▸ Source data
>> begin
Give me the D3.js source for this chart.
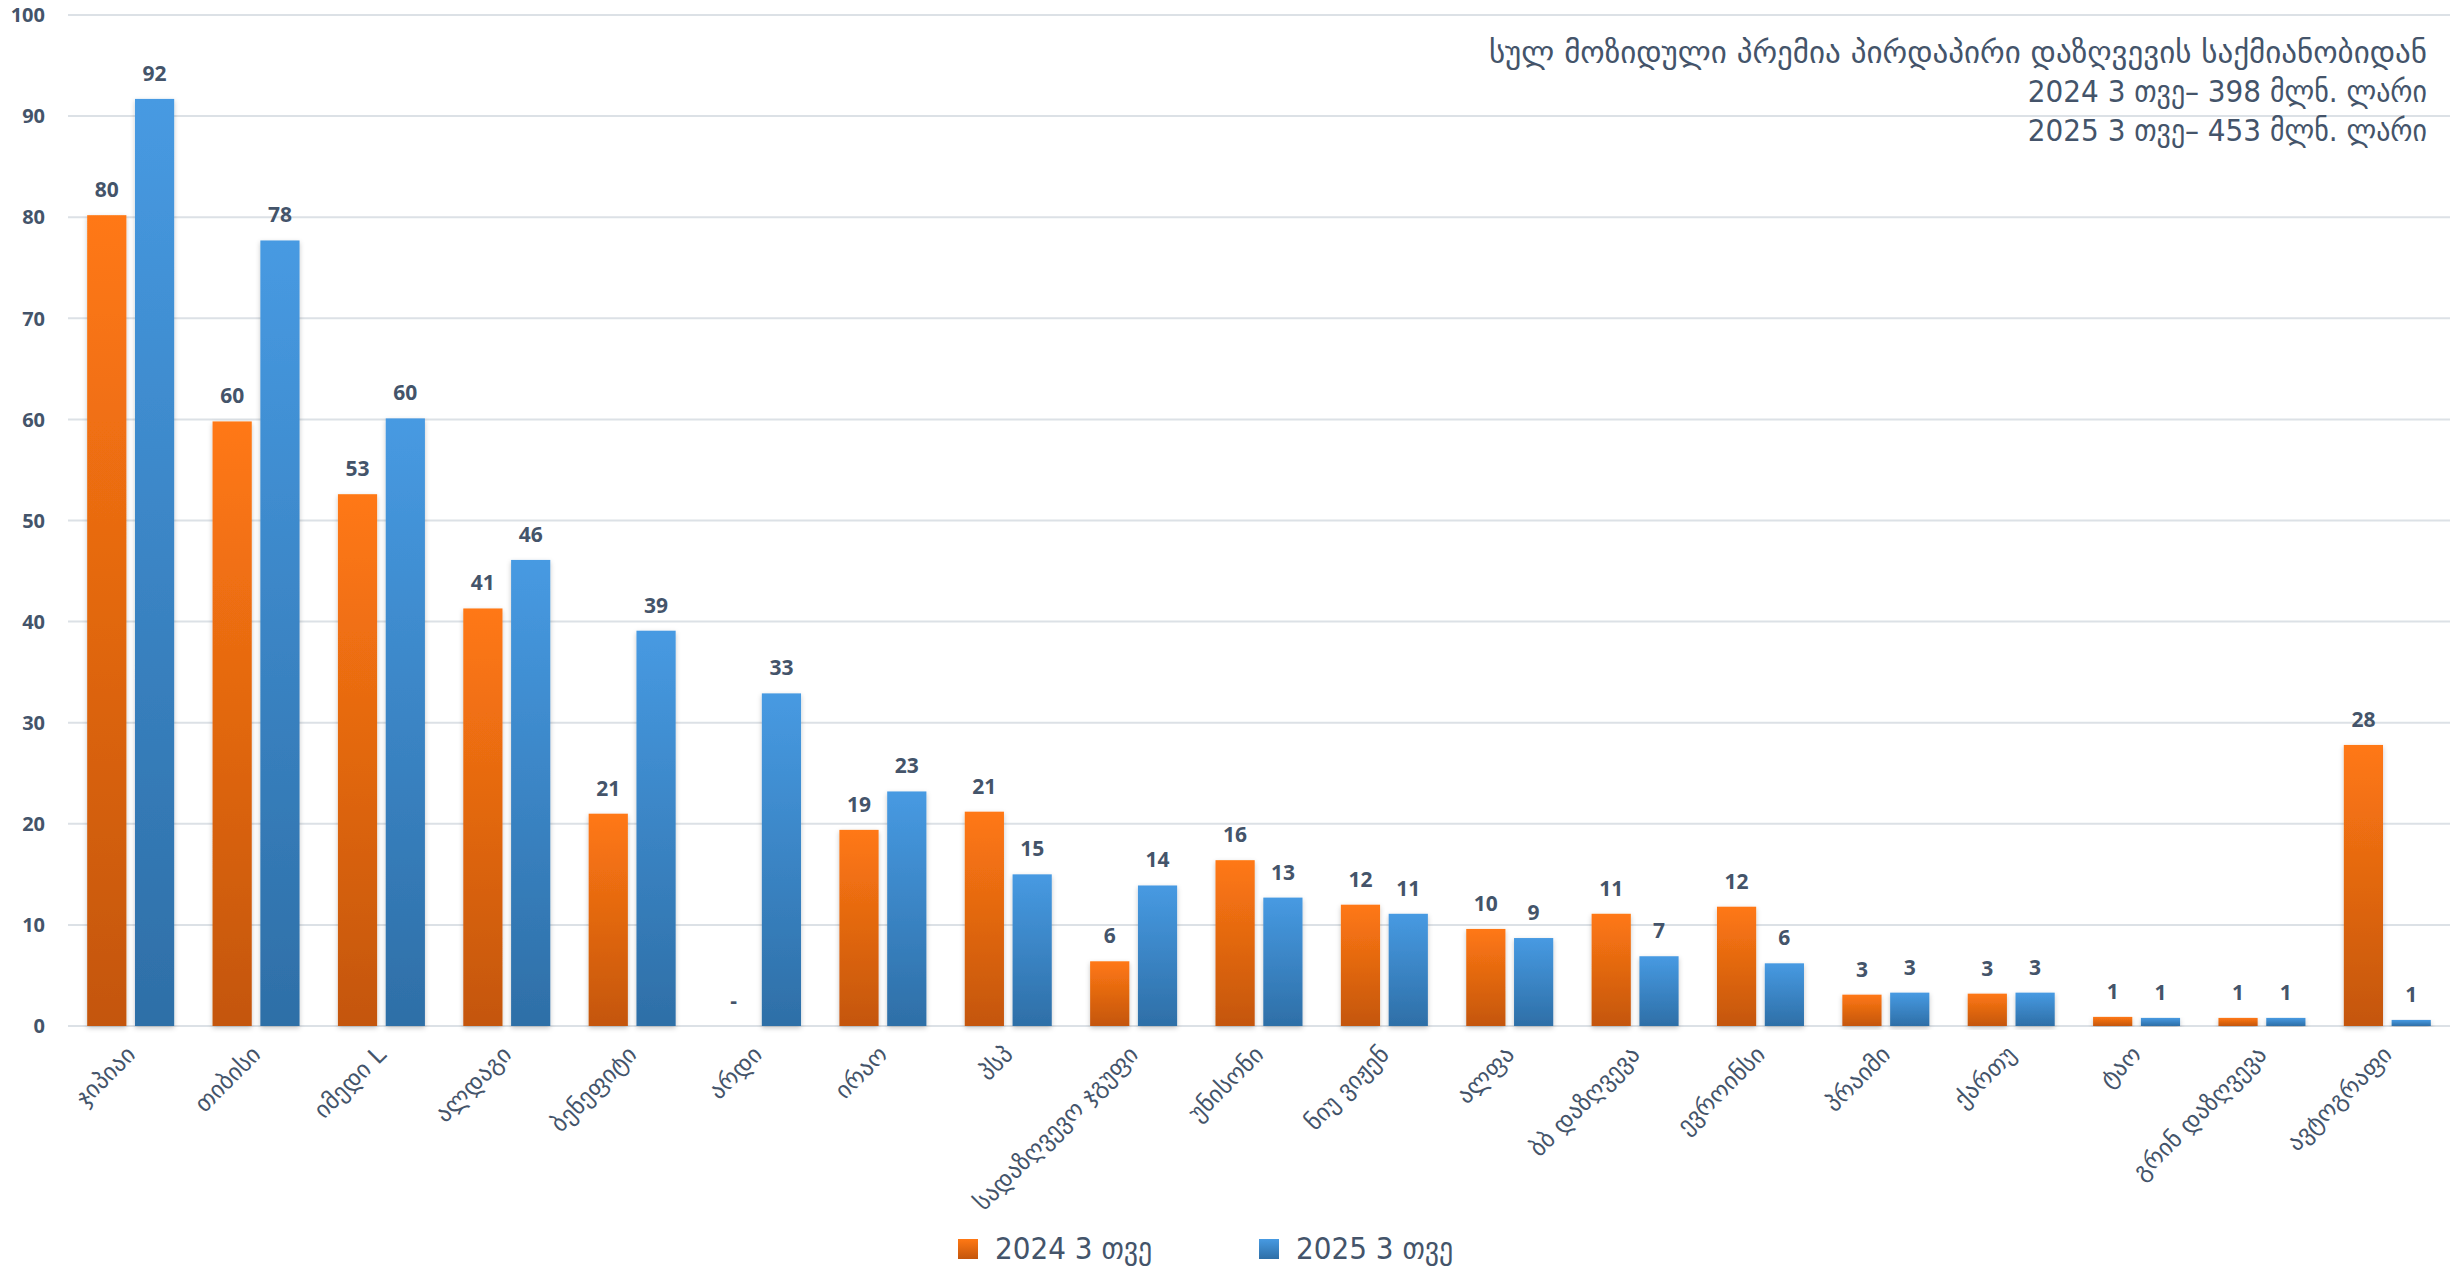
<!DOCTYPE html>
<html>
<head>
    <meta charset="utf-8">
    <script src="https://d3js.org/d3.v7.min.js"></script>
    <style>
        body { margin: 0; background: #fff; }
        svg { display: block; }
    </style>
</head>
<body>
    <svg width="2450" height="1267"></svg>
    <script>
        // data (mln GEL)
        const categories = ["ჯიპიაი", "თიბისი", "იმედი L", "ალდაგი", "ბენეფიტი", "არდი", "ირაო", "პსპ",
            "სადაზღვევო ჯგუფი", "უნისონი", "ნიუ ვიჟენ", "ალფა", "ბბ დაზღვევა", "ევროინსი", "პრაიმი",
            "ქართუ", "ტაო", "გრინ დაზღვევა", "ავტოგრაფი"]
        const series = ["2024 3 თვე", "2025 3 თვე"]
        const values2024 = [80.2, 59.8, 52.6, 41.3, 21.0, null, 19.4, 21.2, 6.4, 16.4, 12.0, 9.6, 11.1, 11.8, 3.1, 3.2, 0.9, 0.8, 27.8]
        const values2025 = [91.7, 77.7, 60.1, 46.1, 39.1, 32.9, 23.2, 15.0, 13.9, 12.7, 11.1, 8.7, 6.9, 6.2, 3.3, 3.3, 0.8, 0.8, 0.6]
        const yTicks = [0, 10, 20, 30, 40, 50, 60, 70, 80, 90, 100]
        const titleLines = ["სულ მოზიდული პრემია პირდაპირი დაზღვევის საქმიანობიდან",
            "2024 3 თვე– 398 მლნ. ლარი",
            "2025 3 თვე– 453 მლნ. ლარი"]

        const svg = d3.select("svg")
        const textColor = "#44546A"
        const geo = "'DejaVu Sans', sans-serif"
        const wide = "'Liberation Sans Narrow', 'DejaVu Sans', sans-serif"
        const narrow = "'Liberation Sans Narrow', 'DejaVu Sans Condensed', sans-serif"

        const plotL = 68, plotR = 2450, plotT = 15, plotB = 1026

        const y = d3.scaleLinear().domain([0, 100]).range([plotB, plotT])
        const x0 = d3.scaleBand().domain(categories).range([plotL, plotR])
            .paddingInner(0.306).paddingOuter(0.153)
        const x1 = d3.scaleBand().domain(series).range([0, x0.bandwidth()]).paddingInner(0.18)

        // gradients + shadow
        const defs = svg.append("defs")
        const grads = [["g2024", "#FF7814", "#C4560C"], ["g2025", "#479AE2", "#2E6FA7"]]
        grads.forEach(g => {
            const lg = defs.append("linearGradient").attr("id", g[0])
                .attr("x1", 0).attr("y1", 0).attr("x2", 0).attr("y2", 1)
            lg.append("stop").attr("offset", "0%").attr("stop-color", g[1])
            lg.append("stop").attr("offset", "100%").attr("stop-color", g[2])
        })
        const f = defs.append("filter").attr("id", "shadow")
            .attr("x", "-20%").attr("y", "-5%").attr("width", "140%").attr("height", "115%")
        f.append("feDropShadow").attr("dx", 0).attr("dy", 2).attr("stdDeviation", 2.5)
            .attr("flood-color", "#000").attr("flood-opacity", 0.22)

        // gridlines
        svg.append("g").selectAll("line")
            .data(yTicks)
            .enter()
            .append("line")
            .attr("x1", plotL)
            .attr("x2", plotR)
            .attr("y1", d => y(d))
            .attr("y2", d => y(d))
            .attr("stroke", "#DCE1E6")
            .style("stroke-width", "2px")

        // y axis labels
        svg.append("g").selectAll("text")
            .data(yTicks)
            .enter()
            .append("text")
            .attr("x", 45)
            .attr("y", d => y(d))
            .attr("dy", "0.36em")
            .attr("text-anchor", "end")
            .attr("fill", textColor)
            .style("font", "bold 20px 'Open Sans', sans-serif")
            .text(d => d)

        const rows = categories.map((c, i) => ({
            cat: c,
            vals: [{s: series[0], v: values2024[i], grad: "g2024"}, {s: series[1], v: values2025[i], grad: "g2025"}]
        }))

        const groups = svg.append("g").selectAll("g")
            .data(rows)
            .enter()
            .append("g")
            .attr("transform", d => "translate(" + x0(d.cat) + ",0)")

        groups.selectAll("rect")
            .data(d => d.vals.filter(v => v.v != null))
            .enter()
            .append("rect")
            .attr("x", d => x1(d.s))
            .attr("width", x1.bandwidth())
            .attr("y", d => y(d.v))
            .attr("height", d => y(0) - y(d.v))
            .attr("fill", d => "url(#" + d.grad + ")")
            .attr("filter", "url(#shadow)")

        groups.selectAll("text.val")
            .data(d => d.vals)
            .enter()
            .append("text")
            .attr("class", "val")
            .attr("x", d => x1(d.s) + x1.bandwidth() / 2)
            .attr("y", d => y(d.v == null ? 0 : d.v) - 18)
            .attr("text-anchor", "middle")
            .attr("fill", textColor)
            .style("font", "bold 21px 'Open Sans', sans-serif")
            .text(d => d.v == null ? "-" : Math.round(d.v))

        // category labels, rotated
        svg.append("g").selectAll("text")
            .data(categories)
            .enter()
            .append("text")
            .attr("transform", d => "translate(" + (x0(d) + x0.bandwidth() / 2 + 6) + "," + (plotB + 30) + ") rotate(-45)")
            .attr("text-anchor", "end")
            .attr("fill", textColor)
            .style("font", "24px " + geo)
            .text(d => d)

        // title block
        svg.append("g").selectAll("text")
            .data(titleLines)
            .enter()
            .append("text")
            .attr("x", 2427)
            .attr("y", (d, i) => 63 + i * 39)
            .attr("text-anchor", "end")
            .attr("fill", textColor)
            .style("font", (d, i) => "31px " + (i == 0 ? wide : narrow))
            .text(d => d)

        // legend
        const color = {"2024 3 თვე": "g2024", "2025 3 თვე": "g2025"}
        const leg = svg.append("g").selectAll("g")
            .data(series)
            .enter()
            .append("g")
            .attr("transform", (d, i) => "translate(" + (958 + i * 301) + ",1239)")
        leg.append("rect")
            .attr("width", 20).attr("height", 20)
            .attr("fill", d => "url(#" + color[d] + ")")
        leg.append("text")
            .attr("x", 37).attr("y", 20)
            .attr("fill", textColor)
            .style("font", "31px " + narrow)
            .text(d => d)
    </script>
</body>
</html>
>> end
▸ Task
Give every line above again exactly, with no pictures.

▸ Expected answer
Give me the D3.js source for this chart.
<!DOCTYPE html>
<html>
<head>
    <meta charset="utf-8">
    <script src="https://d3js.org/d3.v7.min.js"></script>
    <style>
        body { margin: 0; background: #fff; }
        svg { display: block; }
    </style>
</head>
<body>
    <svg width="2450" height="1267"></svg>
    <script>
        // data (mln GEL)
        const categories = ["ჯიპიაი", "თიბისი", "იმედი L", "ალდაგი", "ბენეფიტი", "არდი", "ირაო", "პსპ",
            "სადაზღვევო ჯგუფი", "უნისონი", "ნიუ ვიჟენ", "ალფა", "ბბ დაზღვევა", "ევროინსი", "პრაიმი",
            "ქართუ", "ტაო", "გრინ დაზღვევა", "ავტოგრაფი"]
        const series = ["2024 3 თვე", "2025 3 თვე"]
        const values2024 = [80.2, 59.8, 52.6, 41.3, 21.0, null, 19.4, 21.2, 6.4, 16.4, 12.0, 9.6, 11.1, 11.8, 3.1, 3.2, 0.9, 0.8, 27.8]
        const values2025 = [91.7, 77.7, 60.1, 46.1, 39.1, 32.9, 23.2, 15.0, 13.9, 12.7, 11.1, 8.7, 6.9, 6.2, 3.3, 3.3, 0.8, 0.8, 0.6]
        const yTicks = [0, 10, 20, 30, 40, 50, 60, 70, 80, 90, 100]
        const titleLines = ["სულ მოზიდული პრემია პირდაპირი დაზღვევის საქმიანობიდან",
            "2024 3 თვე– 398 მლნ. ლარი",
            "2025 3 თვე– 453 მლნ. ლარი"]

        const svg = d3.select("svg")
        const textColor = "#44546A"
        const geo = "'DejaVu Sans', sans-serif"
        const wide = "'Liberation Sans Narrow', 'DejaVu Sans', sans-serif"
        const narrow = "'Liberation Sans Narrow', 'DejaVu Sans Condensed', sans-serif"

        const plotL = 68, plotR = 2450, plotT = 15, plotB = 1026

        const y = d3.scaleLinear().domain([0, 100]).range([plotB, plotT])
        const x0 = d3.scaleBand().domain(categories).range([plotL, plotR])
            .paddingInner(0.306).paddingOuter(0.153)
        const x1 = d3.scaleBand().domain(series).range([0, x0.bandwidth()]).paddingInner(0.18)

        // gradients + shadow
        const defs = svg.append("defs")
        const grads = [["g2024", "#FF7814", "#C4560C"], ["g2025", "#479AE2", "#2E6FA7"]]
        grads.forEach(g => {
            const lg = defs.append("linearGradient").attr("id", g[0])
                .attr("x1", 0).attr("y1", 0).attr("x2", 0).attr("y2", 1)
            lg.append("stop").attr("offset", "0%").attr("stop-color", g[1])
            lg.append("stop").attr("offset", "100%").attr("stop-color", g[2])
        })
        const f = defs.append("filter").attr("id", "shadow")
            .attr("x", "-20%").attr("y", "-5%").attr("width", "140%").attr("height", "115%")
        f.append("feDropShadow").attr("dx", 0).attr("dy", 2).attr("stdDeviation", 2.5)
            .attr("flood-color", "#000").attr("flood-opacity", 0.22)

        // gridlines
        svg.append("g").selectAll("line")
            .data(yTicks)
            .enter()
            .append("line")
            .attr("x1", plotL)
            .attr("x2", plotR)
            .attr("y1", d => y(d))
            .attr("y2", d => y(d))
            .attr("stroke", "#DCE1E6")
            .style("stroke-width", "2px")

        // y axis labels
        svg.append("g").selectAll("text")
            .data(yTicks)
            .enter()
            .append("text")
            .attr("x", 45)
            .attr("y", d => y(d))
            .attr("dy", "0.36em")
            .attr("text-anchor", "end")
            .attr("fill", textColor)
            .style("font", "bold 20px 'Open Sans', sans-serif")
            .text(d => d)

        const rows = categories.map((c, i) => ({
            cat: c,
            vals: [{s: series[0], v: values2024[i], grad: "g2024"}, {s: series[1], v: values2025[i], grad: "g2025"}]
        }))

        const groups = svg.append("g").selectAll("g")
            .data(rows)
            .enter()
            .append("g")
            .attr("transform", d => "translate(" + x0(d.cat) + ",0)")

        groups.selectAll("rect")
            .data(d => d.vals.filter(v => v.v != null))
            .enter()
            .append("rect")
            .attr("x", d => x1(d.s))
            .attr("width", x1.bandwidth())
            .attr("y", d => y(d.v))
            .attr("height", d => y(0) - y(d.v))
            .attr("fill", d => "url(#" + d.grad + ")")
            .attr("filter", "url(#shadow)")

        groups.selectAll("text.val")
            .data(d => d.vals)
            .enter()
            .append("text")
            .attr("class", "val")
            .attr("x", d => x1(d.s) + x1.bandwidth() / 2)
            .attr("y", d => y(d.v == null ? 0 : d.v) - 18)
            .attr("text-anchor", "middle")
            .attr("fill", textColor)
            .style("font", "bold 21px 'Open Sans', sans-serif")
            .text(d => d.v == null ? "-" : Math.round(d.v))

        // category labels, rotated
        svg.append("g").selectAll("text")
            .data(categories)
            .enter()
            .append("text")
            .attr("transform", d => "translate(" + (x0(d) + x0.bandwidth() / 2 + 6) + "," + (plotB + 30) + ") rotate(-45)")
            .attr("text-anchor", "end")
            .attr("fill", textColor)
            .style("font", "24px " + geo)
            .text(d => d)

        // title block
        svg.append("g").selectAll("text")
            .data(titleLines)
            .enter()
            .append("text")
            .attr("x", 2427)
            .attr("y", (d, i) => 63 + i * 39)
            .attr("text-anchor", "end")
            .attr("fill", textColor)
            .style("font", (d, i) => "31px " + (i == 0 ? wide : narrow))
            .text(d => d)

        // legend
        const color = {"2024 3 თვე": "g2024", "2025 3 თვე": "g2025"}
        const leg = svg.append("g").selectAll("g")
            .data(series)
            .enter()
            .append("g")
            .attr("transform", (d, i) => "translate(" + (958 + i * 301) + ",1239)")
        leg.append("rect")
            .attr("width", 20).attr("height", 20)
            .attr("fill", d => "url(#" + color[d] + ")")
        leg.append("text")
            .attr("x", 37).attr("y", 20)
            .attr("fill", textColor)
            .style("font", "31px " + narrow)
            .text(d => d)
    </script>
</body>
</html>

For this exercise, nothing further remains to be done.